§ **Data section**:
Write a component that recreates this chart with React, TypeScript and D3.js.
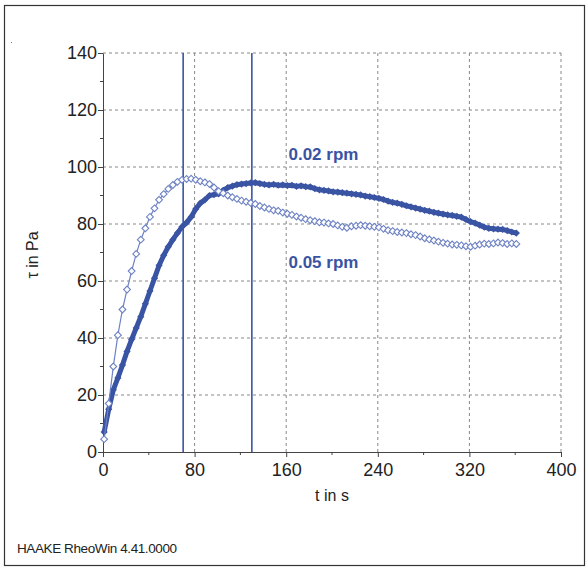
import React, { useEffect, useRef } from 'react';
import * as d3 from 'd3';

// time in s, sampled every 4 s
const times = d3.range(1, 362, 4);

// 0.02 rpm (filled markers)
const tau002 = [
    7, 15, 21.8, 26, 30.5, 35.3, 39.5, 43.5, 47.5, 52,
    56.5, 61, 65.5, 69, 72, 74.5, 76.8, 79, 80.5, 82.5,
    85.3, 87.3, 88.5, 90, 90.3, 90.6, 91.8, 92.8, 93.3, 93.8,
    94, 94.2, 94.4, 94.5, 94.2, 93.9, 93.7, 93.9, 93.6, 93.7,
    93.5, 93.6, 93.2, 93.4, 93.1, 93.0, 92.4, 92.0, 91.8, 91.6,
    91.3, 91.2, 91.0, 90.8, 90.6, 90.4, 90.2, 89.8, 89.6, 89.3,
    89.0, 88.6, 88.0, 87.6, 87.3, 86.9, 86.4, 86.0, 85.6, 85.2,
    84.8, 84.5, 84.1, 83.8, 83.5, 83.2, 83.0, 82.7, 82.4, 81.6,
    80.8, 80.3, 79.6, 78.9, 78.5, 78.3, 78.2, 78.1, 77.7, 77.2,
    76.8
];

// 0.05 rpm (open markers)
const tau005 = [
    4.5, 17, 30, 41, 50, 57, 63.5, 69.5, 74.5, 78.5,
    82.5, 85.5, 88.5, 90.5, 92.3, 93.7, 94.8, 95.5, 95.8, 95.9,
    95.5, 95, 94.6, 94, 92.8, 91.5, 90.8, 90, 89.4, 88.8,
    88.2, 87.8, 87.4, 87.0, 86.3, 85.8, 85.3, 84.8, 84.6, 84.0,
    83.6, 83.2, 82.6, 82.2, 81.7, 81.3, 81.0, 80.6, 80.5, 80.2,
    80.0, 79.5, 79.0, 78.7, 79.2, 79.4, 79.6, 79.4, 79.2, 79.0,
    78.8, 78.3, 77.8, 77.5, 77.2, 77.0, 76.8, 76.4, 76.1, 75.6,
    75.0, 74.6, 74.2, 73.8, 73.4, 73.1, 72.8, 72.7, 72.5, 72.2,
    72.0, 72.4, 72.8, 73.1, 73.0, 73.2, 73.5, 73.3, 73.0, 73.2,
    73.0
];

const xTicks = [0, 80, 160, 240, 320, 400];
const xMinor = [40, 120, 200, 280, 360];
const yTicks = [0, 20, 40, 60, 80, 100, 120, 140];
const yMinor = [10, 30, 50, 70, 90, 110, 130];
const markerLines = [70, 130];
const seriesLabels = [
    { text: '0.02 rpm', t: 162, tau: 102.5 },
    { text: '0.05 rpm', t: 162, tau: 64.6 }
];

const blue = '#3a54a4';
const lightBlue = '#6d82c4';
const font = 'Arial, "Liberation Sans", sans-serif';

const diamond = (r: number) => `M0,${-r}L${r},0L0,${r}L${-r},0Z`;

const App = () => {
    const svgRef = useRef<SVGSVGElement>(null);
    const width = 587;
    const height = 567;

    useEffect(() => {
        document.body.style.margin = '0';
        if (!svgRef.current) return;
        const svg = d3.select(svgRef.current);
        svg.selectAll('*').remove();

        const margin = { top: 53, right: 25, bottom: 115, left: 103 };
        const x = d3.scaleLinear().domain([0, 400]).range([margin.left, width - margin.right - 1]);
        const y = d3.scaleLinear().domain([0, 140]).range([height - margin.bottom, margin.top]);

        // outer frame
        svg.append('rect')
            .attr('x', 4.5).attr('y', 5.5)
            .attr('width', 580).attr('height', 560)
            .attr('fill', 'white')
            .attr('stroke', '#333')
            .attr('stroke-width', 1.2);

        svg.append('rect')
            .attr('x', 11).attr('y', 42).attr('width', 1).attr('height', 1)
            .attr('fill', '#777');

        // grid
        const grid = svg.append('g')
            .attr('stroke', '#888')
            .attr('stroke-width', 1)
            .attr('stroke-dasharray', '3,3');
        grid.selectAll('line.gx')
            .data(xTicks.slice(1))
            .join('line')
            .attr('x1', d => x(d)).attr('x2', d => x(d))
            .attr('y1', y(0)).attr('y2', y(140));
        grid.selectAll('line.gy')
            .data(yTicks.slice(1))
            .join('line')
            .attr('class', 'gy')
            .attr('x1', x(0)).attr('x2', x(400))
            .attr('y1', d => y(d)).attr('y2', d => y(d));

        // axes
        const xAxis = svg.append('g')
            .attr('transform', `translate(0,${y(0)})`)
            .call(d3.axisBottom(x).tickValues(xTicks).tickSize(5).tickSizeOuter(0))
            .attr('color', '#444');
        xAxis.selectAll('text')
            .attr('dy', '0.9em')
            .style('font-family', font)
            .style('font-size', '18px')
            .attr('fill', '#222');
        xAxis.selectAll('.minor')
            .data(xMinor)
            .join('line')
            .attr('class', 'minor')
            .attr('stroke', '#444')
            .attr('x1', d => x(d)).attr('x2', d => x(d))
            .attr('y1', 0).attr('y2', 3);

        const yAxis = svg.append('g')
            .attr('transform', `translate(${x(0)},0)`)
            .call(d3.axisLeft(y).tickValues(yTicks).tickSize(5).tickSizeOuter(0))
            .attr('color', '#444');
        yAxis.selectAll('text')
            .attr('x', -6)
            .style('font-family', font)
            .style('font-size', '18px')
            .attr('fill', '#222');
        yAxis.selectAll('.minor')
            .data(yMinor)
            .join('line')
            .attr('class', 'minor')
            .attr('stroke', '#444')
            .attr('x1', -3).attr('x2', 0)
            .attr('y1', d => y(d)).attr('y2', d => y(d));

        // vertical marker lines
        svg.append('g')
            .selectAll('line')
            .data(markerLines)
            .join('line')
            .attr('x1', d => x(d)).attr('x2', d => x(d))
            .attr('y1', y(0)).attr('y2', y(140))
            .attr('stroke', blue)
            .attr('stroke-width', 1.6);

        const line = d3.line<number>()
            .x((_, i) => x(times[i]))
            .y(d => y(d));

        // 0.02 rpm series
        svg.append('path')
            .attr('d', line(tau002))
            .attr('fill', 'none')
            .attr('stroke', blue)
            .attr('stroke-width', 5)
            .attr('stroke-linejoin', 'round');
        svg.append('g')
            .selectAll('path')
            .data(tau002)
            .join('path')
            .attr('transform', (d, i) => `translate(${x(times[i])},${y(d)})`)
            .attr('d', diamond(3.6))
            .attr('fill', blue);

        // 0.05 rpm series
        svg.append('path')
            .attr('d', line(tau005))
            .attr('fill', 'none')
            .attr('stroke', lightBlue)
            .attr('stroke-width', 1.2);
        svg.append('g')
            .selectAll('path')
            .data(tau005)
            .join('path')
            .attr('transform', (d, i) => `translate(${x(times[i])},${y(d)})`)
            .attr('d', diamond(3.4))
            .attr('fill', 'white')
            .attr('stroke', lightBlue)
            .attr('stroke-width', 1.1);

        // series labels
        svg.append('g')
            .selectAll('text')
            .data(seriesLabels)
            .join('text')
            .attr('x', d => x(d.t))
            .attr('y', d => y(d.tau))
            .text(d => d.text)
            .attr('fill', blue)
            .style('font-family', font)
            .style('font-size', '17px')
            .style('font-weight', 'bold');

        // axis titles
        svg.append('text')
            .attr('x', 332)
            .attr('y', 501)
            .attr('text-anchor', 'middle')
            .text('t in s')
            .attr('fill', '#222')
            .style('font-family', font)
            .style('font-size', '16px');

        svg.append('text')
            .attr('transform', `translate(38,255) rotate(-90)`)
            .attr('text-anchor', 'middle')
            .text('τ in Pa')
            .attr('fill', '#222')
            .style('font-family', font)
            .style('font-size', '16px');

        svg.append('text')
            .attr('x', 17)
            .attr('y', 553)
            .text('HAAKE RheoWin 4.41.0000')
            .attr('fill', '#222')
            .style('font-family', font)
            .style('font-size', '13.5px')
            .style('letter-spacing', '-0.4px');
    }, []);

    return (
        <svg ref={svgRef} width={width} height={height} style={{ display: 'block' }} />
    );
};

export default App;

§ **Request**:
Omit the pictures, then repeat exactly each line from the beginning of the listing through the line with "const times = d3.range(1, 362, 4);".

§ **Task result**:
Write a component that recreates this chart with React, TypeScript and D3.js.
import React, { useEffect, useRef } from 'react';
import * as d3 from 'd3';

// time in s, sampled every 4 s
const times = d3.range(1, 362, 4);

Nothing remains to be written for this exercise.